- Australian film poster
- Directed by: Robert Emmett Tansey
- Screenplay by: Maxwell Shane
- Produced by: William H. Pine William C. Thomas
- Starring: Brenda Joyce Georgie Nokes Robert Shayne Jody Gilbert Ralph Sanford Alex Frazer
- Cinematography: Ellis W. Carter
- Edited by: Howard A. Smith
- Music by: Raoul Kraushaar
- Production company: Pine-Thomas Productions
- Distributed by: Paramount Pictures
- Release date: June 11, 1948;
- Running time: 72 minutes
- Country: United States
- Language: English
- Budget: $250,000 to $300,000

= Shaggy (film) =

1948 film by Robert Emmett Tansey

Shaggy is a 1948 American drama film directed by Robert Emmett Tansey, written by Maxwell Shane and filmed in Cinecolor.
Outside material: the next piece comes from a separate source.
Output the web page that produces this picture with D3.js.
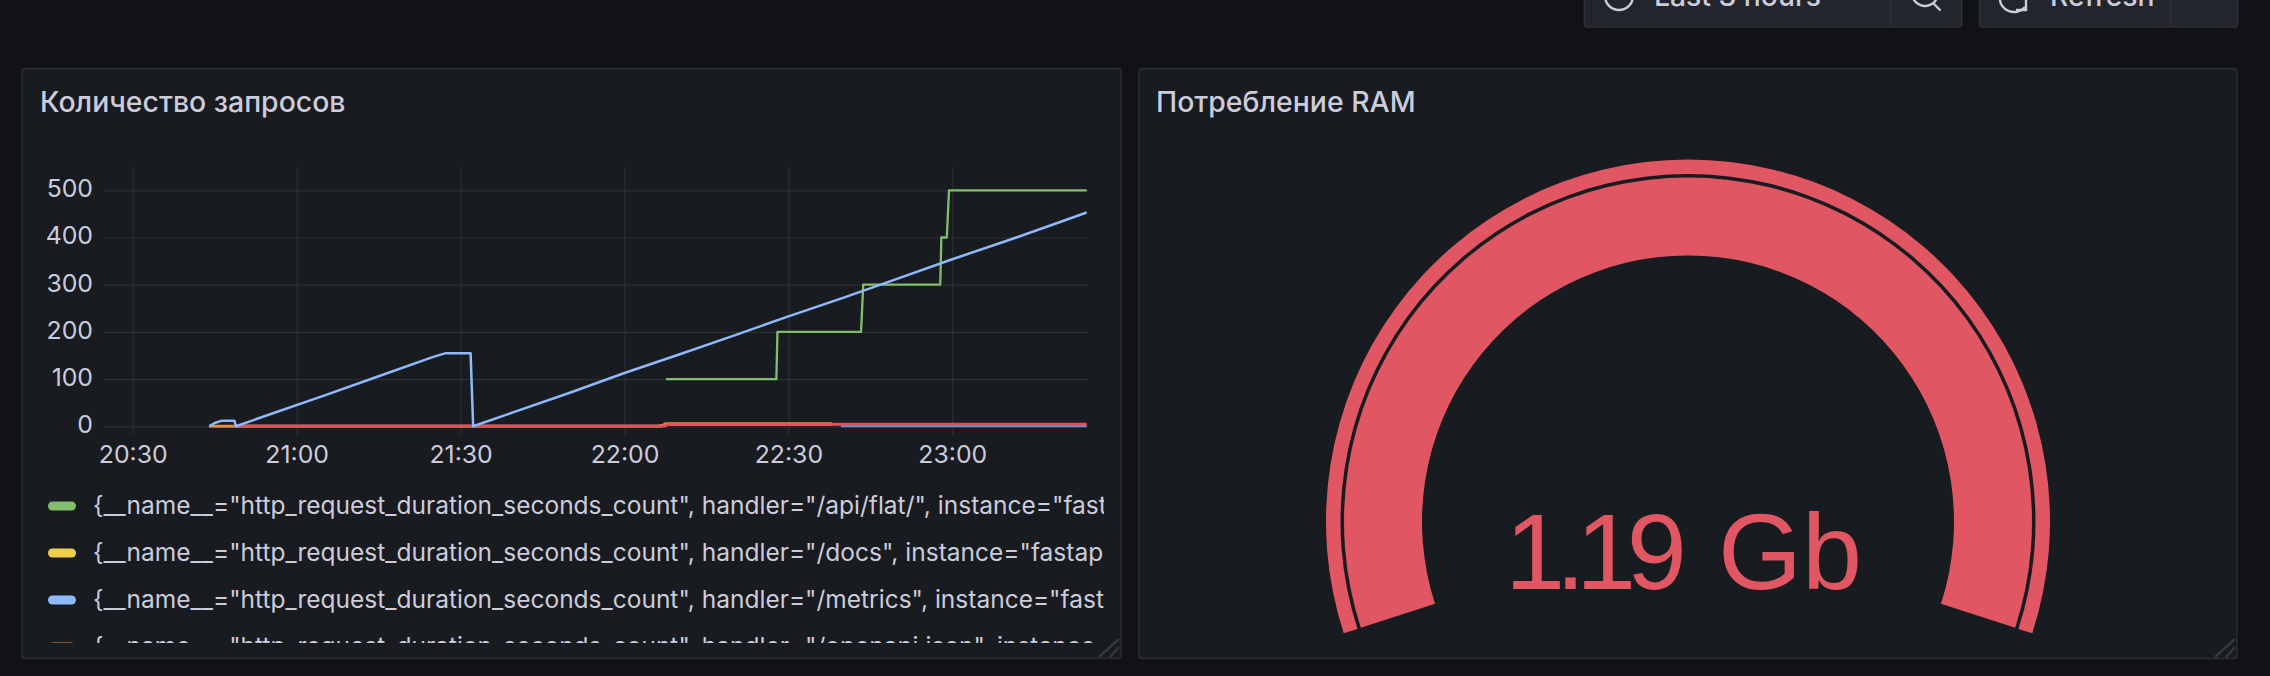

The film stars Brenda Joyce, Georgie Nokes, Robert Shayne, Jody Gilbert, Ralph Sanford and Alex Frazer. The film was released on June 11, 1948, by Paramount Pictures.

==Plot==
The film follows the story of a rancher's son, Robbie, his dog Shaggy and adventures they have with ranching neighbors and wild animals in the U.S. west.

== Cast ==
- Brenda Joyce as Laura Calvin
- Georgie Nokes as Robbie Calvin
- Robert Shayne as Bob Calvin
- Jody Gilbert as Tessie
- Ralph Sanford as Fuzzy
- Alex Frazer as Mac
- William Haade as Gonnell
- Dan White as Joe Simms

==Production==
The budget was larger than for a typical film from Pine-Thomas Productions, ranging from $250,000 to $300,000.